> [Exercise details] Without the pictures, retype exactly the lines from the top of the entries below through the line that contains "hansen_w = [0.10, 0.14, 0.28, 0.41, 0.57, 0.82, 1.07, 1.24]".
** START **
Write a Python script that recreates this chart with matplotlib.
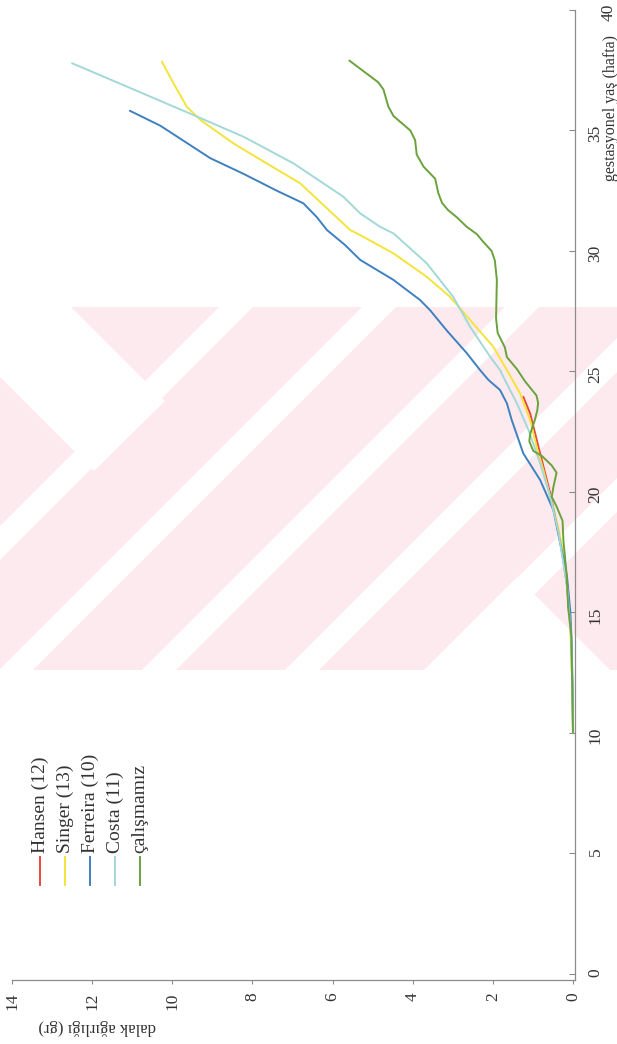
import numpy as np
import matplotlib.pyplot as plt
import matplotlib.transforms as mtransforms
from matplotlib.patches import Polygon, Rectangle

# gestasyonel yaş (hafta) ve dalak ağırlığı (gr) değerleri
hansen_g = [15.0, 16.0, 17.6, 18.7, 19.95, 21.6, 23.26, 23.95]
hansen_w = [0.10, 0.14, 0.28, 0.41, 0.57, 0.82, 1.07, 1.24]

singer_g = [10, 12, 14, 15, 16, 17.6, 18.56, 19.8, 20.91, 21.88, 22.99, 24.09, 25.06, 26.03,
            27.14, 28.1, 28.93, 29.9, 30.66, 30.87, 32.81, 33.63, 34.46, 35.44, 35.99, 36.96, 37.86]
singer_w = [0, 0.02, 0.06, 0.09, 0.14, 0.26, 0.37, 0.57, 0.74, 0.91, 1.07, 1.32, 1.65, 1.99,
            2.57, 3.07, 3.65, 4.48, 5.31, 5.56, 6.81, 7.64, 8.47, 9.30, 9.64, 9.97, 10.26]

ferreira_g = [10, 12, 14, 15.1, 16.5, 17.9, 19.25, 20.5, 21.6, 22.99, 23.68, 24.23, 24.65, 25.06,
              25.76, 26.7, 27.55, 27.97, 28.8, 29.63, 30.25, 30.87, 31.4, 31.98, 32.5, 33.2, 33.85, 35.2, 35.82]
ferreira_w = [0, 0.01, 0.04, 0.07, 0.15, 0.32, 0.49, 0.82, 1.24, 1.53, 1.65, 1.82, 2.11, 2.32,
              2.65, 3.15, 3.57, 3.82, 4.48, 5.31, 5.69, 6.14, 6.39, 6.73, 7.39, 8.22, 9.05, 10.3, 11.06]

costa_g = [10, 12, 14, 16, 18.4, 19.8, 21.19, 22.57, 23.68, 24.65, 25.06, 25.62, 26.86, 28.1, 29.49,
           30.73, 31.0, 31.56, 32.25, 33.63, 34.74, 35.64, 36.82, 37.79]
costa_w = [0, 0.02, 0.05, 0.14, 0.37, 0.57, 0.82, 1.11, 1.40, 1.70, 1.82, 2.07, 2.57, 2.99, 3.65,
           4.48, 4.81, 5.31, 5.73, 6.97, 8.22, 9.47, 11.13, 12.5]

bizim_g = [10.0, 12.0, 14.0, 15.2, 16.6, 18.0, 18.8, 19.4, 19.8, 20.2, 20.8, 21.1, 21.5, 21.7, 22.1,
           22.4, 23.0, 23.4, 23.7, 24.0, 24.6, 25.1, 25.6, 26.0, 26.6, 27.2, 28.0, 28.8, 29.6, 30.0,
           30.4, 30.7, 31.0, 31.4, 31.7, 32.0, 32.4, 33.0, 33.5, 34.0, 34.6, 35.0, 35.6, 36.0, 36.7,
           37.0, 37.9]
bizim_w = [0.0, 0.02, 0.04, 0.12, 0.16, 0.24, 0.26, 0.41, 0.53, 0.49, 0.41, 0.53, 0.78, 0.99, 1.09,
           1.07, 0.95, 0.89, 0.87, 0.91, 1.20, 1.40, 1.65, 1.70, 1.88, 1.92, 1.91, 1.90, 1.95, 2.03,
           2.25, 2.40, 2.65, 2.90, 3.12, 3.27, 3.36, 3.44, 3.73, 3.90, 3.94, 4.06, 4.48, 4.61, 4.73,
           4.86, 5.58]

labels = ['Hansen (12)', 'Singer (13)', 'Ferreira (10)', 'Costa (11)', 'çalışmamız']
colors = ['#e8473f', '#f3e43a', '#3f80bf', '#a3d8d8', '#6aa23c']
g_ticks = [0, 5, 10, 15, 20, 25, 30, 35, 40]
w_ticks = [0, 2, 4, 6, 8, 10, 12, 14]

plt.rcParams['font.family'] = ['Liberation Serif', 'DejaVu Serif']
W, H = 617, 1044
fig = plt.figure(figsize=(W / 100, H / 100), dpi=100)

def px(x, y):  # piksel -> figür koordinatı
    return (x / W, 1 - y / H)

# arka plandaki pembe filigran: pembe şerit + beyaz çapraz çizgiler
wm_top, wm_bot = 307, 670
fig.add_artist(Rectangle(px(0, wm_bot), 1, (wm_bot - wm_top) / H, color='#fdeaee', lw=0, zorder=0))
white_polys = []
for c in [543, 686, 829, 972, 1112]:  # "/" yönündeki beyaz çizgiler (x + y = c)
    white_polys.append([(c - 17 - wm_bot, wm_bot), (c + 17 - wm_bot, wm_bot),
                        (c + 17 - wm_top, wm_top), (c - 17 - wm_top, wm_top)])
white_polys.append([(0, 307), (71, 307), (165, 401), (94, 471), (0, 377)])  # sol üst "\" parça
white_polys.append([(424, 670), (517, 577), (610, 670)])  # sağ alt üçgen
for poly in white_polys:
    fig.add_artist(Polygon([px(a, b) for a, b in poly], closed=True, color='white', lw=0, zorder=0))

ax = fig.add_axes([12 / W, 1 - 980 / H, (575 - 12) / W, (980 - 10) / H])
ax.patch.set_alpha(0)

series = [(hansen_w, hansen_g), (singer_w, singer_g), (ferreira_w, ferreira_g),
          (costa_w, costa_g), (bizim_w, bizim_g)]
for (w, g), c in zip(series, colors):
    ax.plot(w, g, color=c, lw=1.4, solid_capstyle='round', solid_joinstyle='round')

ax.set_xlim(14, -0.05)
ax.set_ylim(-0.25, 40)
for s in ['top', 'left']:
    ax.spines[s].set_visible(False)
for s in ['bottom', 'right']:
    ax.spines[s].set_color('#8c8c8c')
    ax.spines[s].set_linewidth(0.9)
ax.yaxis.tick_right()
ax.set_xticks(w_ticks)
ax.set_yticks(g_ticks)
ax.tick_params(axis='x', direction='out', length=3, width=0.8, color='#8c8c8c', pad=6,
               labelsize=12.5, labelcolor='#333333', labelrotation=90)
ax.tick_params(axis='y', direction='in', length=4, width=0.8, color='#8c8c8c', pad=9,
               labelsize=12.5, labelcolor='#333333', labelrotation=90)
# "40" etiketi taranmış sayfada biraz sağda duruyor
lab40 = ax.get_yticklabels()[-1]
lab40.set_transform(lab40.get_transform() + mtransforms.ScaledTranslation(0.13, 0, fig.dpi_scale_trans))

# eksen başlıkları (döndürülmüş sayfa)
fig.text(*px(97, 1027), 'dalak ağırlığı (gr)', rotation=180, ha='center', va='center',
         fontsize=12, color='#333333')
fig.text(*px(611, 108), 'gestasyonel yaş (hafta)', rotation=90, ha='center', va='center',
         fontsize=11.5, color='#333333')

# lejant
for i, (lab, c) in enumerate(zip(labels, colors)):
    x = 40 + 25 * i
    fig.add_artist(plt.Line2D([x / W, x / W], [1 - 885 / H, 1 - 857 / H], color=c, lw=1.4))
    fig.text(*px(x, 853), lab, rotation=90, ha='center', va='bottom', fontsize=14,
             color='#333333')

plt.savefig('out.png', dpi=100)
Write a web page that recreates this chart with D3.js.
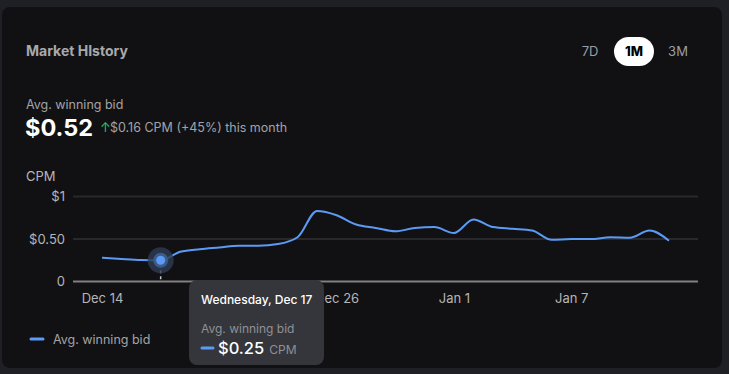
** END **
> [Answer to the exercise]
Write a Python script that recreates this chart with matplotlib.
import numpy as np
import matplotlib.pyplot as plt
import matplotlib.transforms as mtransforms
from matplotlib.patches import Polygon, Rectangle

# gestasyonel yaş (hafta) ve dalak ağırlığı (gr) değerleri
hansen_g = [15.0, 16.0, 17.6, 18.7, 19.95, 21.6, 23.26, 23.95]
hansen_w = [0.10, 0.14, 0.28, 0.41, 0.57, 0.82, 1.07, 1.24]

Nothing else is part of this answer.